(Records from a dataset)
* * * *

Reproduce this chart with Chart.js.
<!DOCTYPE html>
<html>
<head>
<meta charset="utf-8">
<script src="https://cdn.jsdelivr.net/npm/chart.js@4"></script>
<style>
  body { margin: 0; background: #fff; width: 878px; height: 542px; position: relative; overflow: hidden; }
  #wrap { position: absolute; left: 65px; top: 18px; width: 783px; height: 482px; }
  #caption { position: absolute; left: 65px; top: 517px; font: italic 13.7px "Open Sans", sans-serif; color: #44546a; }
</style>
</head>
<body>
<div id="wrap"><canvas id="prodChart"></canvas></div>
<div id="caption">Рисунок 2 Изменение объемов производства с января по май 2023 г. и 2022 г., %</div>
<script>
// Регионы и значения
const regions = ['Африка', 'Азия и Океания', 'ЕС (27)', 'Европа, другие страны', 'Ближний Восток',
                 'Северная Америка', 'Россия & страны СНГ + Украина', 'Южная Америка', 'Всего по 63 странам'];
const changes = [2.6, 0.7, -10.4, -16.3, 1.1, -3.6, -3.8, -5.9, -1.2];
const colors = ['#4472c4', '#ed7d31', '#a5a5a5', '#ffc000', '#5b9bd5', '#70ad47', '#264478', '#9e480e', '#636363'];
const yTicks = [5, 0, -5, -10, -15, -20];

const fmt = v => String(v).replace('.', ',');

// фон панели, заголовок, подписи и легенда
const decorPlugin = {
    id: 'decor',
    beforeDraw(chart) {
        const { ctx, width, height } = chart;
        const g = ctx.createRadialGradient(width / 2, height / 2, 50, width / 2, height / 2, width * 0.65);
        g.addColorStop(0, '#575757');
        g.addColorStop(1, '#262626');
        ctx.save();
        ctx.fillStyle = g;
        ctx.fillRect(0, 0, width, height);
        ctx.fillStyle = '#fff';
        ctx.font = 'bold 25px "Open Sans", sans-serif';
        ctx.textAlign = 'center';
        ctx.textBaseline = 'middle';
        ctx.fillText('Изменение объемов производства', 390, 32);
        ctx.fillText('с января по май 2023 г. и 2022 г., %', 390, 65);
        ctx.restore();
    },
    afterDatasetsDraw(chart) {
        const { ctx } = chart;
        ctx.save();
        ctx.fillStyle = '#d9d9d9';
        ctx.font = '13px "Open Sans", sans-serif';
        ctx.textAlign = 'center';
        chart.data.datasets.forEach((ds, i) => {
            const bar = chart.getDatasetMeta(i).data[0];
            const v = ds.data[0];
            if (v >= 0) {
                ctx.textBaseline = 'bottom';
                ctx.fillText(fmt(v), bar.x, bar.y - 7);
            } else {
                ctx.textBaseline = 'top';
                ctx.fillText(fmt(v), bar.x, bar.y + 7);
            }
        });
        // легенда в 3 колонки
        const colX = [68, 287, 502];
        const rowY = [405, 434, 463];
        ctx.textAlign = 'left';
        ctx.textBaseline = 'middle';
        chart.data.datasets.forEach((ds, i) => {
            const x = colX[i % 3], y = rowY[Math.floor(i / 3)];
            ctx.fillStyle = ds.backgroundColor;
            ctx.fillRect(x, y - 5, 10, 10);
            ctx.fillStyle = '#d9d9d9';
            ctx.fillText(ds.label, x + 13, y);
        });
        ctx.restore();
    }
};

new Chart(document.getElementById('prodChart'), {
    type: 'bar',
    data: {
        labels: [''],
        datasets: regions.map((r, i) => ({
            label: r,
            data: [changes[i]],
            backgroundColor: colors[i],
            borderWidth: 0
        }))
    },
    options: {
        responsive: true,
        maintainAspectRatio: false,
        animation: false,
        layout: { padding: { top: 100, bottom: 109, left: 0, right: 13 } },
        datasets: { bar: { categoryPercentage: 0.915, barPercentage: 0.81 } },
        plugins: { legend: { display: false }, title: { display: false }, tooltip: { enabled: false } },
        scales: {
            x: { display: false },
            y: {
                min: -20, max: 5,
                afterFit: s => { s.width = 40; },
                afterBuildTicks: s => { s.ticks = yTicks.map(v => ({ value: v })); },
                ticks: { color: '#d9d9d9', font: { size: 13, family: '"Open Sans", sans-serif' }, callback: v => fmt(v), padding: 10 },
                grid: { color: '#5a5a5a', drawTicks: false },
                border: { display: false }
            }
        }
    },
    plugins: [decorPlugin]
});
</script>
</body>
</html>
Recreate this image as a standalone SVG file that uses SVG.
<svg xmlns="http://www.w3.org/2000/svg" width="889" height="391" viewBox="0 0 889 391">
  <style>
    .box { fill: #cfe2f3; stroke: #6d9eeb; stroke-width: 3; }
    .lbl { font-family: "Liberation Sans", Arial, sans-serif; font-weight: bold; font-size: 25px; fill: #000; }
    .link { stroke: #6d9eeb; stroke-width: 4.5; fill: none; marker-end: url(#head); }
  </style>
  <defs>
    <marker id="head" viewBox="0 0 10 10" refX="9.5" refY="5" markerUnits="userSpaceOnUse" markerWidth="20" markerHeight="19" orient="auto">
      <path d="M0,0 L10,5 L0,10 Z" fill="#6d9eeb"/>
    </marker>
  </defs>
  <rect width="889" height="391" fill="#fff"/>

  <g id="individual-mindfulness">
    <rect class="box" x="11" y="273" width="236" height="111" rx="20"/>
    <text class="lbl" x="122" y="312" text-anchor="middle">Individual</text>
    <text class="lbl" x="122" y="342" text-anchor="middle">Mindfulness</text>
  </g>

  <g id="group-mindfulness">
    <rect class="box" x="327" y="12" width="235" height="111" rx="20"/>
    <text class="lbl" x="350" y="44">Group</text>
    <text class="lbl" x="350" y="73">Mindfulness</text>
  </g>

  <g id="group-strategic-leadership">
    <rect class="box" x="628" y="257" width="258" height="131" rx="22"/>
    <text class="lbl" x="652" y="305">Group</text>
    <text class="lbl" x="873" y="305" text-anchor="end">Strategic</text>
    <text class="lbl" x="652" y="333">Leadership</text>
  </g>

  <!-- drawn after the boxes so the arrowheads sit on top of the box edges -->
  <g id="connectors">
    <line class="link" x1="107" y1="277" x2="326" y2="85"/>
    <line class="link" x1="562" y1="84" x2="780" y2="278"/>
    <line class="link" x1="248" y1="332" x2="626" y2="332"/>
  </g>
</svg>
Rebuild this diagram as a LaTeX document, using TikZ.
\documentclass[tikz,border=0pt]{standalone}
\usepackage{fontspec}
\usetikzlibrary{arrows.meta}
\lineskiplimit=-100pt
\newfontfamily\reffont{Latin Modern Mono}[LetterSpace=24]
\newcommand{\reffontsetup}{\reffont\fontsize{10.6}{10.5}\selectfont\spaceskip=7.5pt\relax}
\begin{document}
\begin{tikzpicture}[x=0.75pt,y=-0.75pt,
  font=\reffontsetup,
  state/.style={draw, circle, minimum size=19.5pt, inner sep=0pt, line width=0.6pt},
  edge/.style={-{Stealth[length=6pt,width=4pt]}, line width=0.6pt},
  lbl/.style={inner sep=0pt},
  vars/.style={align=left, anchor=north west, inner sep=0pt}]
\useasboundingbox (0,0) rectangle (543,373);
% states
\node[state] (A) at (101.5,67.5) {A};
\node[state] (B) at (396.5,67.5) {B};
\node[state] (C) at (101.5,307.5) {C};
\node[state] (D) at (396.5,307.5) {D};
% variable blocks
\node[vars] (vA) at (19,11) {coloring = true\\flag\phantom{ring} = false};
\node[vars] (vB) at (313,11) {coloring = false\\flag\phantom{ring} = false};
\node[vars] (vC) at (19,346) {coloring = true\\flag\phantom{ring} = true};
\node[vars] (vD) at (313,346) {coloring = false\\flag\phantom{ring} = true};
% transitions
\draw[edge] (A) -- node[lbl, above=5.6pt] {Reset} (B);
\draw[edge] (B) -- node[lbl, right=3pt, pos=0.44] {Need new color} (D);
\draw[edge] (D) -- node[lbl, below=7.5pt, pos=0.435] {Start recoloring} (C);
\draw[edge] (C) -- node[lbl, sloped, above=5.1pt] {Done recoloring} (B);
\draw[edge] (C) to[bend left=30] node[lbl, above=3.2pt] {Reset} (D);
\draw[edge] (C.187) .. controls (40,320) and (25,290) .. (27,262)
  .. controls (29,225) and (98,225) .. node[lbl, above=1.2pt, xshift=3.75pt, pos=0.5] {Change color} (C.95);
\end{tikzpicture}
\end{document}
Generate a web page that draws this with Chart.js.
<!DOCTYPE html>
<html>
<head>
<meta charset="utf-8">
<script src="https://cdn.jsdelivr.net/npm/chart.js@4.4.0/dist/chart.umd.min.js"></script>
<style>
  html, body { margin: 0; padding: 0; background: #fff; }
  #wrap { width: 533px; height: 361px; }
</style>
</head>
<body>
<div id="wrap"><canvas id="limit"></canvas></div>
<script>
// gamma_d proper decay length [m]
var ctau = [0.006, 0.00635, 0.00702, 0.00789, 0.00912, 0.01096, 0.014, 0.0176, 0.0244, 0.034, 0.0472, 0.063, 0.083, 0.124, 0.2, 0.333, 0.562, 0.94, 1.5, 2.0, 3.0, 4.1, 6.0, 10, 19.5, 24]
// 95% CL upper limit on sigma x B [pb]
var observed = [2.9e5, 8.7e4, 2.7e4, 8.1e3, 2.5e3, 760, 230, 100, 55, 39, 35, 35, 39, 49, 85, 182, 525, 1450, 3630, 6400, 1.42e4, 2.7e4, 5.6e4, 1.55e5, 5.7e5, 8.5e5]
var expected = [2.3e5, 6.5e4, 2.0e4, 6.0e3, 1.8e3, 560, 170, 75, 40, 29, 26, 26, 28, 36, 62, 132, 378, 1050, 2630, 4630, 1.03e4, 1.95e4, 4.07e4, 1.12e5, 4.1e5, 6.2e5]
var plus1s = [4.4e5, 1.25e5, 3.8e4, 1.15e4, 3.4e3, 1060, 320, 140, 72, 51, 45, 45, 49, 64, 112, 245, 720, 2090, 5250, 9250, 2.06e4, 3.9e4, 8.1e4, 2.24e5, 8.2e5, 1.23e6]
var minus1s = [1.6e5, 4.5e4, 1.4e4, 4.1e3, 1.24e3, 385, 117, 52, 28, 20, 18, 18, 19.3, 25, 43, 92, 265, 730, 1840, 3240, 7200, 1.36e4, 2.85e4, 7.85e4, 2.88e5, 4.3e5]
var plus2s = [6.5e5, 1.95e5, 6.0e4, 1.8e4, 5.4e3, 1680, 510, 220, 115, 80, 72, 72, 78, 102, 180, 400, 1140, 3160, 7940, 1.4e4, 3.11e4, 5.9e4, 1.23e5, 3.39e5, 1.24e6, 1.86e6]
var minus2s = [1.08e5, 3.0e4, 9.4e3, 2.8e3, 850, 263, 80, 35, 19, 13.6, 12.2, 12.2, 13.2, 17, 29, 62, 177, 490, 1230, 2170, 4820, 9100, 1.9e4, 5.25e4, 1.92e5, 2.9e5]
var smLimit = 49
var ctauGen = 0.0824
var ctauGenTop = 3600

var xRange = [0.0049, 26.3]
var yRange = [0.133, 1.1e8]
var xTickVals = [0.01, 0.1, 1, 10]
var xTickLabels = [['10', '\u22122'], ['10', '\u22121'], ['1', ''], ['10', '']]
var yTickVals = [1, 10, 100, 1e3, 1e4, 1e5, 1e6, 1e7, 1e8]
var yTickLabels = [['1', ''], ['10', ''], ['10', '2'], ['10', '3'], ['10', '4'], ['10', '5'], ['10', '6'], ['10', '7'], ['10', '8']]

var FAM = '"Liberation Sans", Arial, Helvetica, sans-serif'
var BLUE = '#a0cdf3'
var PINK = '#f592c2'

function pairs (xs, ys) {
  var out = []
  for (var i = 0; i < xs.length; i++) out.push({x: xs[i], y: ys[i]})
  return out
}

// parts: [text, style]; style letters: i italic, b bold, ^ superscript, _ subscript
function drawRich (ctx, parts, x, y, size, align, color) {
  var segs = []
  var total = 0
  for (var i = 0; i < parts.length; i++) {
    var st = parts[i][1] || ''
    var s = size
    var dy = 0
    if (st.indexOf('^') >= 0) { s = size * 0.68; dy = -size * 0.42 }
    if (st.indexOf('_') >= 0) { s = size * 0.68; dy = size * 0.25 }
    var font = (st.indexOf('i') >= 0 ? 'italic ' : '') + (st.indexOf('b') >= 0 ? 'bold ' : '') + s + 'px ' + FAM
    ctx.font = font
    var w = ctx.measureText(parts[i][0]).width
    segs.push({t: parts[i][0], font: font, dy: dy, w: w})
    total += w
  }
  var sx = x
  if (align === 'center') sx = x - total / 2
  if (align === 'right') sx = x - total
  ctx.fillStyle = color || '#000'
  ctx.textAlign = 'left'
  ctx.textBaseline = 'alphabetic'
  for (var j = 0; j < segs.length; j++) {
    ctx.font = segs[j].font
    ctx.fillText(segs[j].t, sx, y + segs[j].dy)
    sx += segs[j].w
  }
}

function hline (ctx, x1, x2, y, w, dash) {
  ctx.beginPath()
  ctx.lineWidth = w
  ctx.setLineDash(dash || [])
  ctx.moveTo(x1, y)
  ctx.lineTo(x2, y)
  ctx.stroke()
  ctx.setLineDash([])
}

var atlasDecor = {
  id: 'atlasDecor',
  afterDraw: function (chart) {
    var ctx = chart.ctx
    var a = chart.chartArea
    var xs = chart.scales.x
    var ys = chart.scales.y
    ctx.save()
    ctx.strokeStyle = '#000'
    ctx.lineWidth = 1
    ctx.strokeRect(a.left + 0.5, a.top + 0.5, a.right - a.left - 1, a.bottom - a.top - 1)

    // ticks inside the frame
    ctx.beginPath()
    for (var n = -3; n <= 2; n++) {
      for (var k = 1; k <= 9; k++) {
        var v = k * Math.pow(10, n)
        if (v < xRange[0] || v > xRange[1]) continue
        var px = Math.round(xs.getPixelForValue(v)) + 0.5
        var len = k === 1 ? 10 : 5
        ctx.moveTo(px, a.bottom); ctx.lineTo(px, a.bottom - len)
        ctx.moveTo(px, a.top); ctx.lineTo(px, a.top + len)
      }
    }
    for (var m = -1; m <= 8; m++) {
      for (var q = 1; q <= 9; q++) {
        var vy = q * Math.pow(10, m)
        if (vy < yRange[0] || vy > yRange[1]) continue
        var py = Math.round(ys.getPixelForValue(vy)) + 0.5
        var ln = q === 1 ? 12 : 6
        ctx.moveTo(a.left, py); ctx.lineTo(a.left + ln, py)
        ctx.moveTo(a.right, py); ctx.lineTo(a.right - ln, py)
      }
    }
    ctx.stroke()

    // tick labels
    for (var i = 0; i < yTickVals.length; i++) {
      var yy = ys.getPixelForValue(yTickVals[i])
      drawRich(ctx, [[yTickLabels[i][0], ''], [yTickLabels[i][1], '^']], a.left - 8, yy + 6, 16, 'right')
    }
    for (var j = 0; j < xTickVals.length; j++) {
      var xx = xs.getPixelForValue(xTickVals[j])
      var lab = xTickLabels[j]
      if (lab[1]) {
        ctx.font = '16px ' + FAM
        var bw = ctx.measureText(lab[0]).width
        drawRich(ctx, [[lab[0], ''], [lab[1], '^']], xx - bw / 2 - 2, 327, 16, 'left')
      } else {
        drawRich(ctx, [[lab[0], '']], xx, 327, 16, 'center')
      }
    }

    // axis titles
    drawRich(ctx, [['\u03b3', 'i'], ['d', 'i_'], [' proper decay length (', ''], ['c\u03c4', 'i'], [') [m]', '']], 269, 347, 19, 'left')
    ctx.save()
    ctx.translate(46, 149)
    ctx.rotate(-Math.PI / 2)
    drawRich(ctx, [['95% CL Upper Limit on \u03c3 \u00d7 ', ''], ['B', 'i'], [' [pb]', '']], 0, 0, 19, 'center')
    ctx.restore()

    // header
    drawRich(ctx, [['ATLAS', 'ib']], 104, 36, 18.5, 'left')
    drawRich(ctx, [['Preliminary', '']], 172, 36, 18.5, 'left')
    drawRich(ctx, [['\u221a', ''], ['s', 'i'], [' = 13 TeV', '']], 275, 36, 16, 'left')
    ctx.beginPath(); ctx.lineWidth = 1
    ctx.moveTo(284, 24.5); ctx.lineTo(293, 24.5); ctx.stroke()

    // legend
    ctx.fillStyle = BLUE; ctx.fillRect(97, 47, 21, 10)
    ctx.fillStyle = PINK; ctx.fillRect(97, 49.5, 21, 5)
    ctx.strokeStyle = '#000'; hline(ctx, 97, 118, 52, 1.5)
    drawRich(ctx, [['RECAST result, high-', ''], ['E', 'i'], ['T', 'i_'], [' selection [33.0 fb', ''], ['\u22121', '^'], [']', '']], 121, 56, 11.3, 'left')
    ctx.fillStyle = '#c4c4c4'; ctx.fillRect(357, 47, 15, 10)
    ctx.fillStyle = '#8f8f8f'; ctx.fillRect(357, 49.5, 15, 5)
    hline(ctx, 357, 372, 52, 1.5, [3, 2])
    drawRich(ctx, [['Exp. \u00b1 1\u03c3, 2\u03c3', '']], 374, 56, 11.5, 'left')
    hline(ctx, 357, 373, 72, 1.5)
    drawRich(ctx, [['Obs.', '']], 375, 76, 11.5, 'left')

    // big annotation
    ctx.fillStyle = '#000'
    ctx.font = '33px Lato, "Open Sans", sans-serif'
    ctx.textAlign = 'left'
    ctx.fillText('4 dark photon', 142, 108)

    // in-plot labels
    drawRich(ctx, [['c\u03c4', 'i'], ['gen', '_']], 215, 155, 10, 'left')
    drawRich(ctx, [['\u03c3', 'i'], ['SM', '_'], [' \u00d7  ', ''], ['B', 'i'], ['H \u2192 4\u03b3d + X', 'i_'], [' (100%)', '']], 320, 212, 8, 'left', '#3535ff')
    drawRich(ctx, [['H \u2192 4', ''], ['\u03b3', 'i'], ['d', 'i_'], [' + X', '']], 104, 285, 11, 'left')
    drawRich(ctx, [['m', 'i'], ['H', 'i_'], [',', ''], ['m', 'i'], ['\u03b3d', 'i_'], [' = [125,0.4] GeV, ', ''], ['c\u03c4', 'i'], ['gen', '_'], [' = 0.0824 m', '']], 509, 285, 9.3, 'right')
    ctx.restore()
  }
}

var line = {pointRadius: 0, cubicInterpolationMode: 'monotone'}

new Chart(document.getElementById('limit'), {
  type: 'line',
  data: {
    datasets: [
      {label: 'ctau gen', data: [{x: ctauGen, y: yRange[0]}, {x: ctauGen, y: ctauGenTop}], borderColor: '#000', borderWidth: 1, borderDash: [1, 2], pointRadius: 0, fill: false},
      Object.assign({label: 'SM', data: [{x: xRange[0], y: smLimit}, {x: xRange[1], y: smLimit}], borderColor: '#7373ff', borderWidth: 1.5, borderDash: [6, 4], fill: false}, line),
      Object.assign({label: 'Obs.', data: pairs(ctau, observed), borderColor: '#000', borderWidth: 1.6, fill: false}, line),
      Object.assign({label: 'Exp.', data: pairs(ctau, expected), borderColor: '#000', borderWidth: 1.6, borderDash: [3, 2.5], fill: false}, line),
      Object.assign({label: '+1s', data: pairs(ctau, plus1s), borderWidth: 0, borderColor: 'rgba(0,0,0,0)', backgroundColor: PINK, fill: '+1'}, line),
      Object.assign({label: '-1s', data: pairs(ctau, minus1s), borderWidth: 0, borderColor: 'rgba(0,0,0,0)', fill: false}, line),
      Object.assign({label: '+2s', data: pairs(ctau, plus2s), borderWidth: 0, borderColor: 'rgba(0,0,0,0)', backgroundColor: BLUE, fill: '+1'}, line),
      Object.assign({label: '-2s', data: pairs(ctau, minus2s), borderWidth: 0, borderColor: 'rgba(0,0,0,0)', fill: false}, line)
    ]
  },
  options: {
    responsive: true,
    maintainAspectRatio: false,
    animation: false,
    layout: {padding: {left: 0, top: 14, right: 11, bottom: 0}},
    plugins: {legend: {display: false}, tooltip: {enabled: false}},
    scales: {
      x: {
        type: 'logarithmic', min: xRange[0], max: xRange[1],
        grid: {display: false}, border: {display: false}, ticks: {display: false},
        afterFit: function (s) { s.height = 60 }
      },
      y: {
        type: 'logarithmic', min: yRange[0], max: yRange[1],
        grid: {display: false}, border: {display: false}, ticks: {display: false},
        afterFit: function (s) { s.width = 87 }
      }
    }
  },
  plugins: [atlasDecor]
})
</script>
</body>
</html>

* * * *

Copy out only the lines running from the beginning of the data to the line with "const fmt = v => String(v).replace('.', ',');", both ends included.

Reproduce this chart with Chart.js.
<!DOCTYPE html>
<html>
<head>
<meta charset="utf-8">
<script src="https://cdn.jsdelivr.net/npm/chart.js@4"></script>
<style>
  body { margin: 0; background: #fff; width: 878px; height: 542px; position: relative; overflow: hidden; }
  #wrap { position: absolute; left: 65px; top: 18px; width: 783px; height: 482px; }
  #caption { position: absolute; left: 65px; top: 517px; font: italic 13.7px "Open Sans", sans-serif; color: #44546a; }
</style>
</head>
<body>
<div id="wrap"><canvas id="prodChart"></canvas></div>
<div id="caption">Рисунок 2 Изменение объемов производства с января по май 2023 г. и 2022 г., %</div>
<script>
// Регионы и значения
const regions = ['Африка', 'Азия и Океания', 'ЕС (27)', 'Европа, другие страны', 'Ближний Восток',
                 'Северная Америка', 'Россия & страны СНГ + Украина', 'Южная Америка', 'Всего по 63 странам'];
const changes = [2.6, 0.7, -10.4, -16.3, 1.1, -3.6, -3.8, -5.9, -1.2];
const colors = ['#4472c4', '#ed7d31', '#a5a5a5', '#ffc000', '#5b9bd5', '#70ad47', '#264478', '#9e480e', '#636363'];
const yTicks = [5, 0, -5, -10, -15, -20];

const fmt = v => String(v).replace('.', ',');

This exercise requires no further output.